Triangle Mill Sisters
The ‘Triangle Mill Sisters’ exhibition, researched and curated by Ruth Beazley, toured Calderdale Libraries in 2014 – 2016. It was awarded the Women’s History Network Community prize 2014 and was received enthusiastically by local people in Calderdale, especially ladies who had previously lived in Stansfield Grange when it was a hostel.

Many women were helped to trace relatives from hostel days and renew friendships. The BBC’s ‘Family Finders’ programme, broadcast in 2016, helped one lady learn about her mother who had lived in the hostel, and discover family members of whom she had no previous knowledge.
The exhibition was sponsored by the Community Foundation for Calderdale. Many requests were made for a follow-up book and grateful acknowledgement is given to Accent Group Ltd. for supporting the publication of the book and for the production of this website.
How these records came about – Ruth Beazley
Over the past 20 years, I have watched the remains of industrial mill buildings being converted into living accommodation, ‘going up in smoke’ or falling into disrepair and being demolished. When I first started my research I was surprised how few oral history records there were recording the voices of mill workers – especially women – who were the ‘life blood’ of the mills. I felt strongly about this and as a starting point took images of women mill workers as the theme for my art work between 2007 and 2009.
Golden Days
In 2007 I received a wonderful gift from the late Ted Fenton of Sowerby Bridge; a collection of over 400 photographs of Triangle mill workers. The photographs had been collected at a hostel reunion in the 1970s and most of the photographs were taken by Ted or by the women themselves. Ted took copies of the collected photos and from these created a video ‘Golden Days’ when he got his first computer some years later. Without Ted’s efforts it is likely that the history of the Stansfield Hostel would have been lost forever.
Golden Days can be viewed on YouTube from the links below.
Between 2009 and 20012 I video-interviewed some of the hostel women whose images I had used in my art work. From this material came the social history exhibition ‘Triangle Mill Sisters’ which started its life in Sowerby Bridge library in 2014. It then toured Calderdale libraries for two years.
The fifty years of hostel life from the 1920s to the 1970s impressed and excited me greatly. Having lived in a student hostel for one hundred women myself, in the 1960s, I recognised the exuberant and joyful experience described by these women, living away from home for the first time.

I was also deeply moved by the sense of responsibility they showed for their parents and siblings, especially as they were so young – some of them only 14 years of age. So great was the need at home that the majority of them posted money from their meagre wages every week to help their families. This was such a contrast to the circumstances of the previous owner-occupiers at Stansfield Grange.

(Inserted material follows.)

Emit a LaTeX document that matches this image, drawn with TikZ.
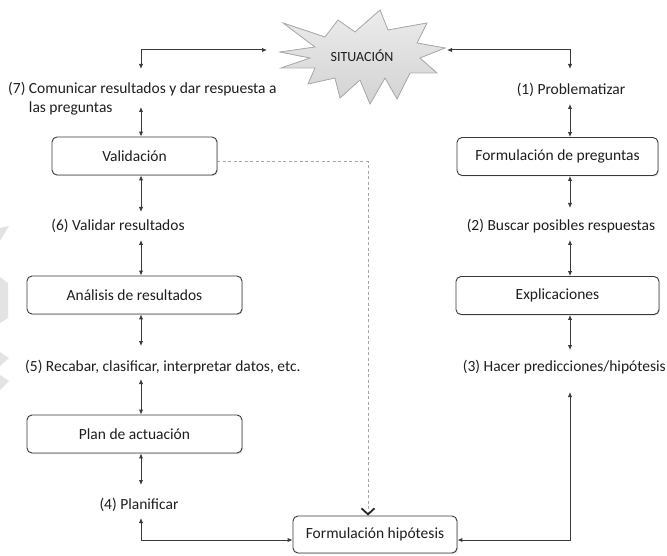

The generous supportive ‘family-style’ management at Illingworth Morris and Co Ltd. also impressed me. It reflected the mutual dependency that the women and the mill business shared. The more commonly held impression I had was of exploitative mill owners whose workers often suffered greatly from unhealthy and dangerous conditions at work and in their homes. This indeed was the case in the earlier industrial period, but in the latter years of the industry’s history, working conditions improved and the hostel women were cared for very well.
I am delighted that my art work has led to the exhibition, a book and this web site, and has redressed an imbalance in historical records by recording the experiences of some women mill workers. The vibrant memories recalled by the hostel women continue to provide me with inspiration for ongoing art work.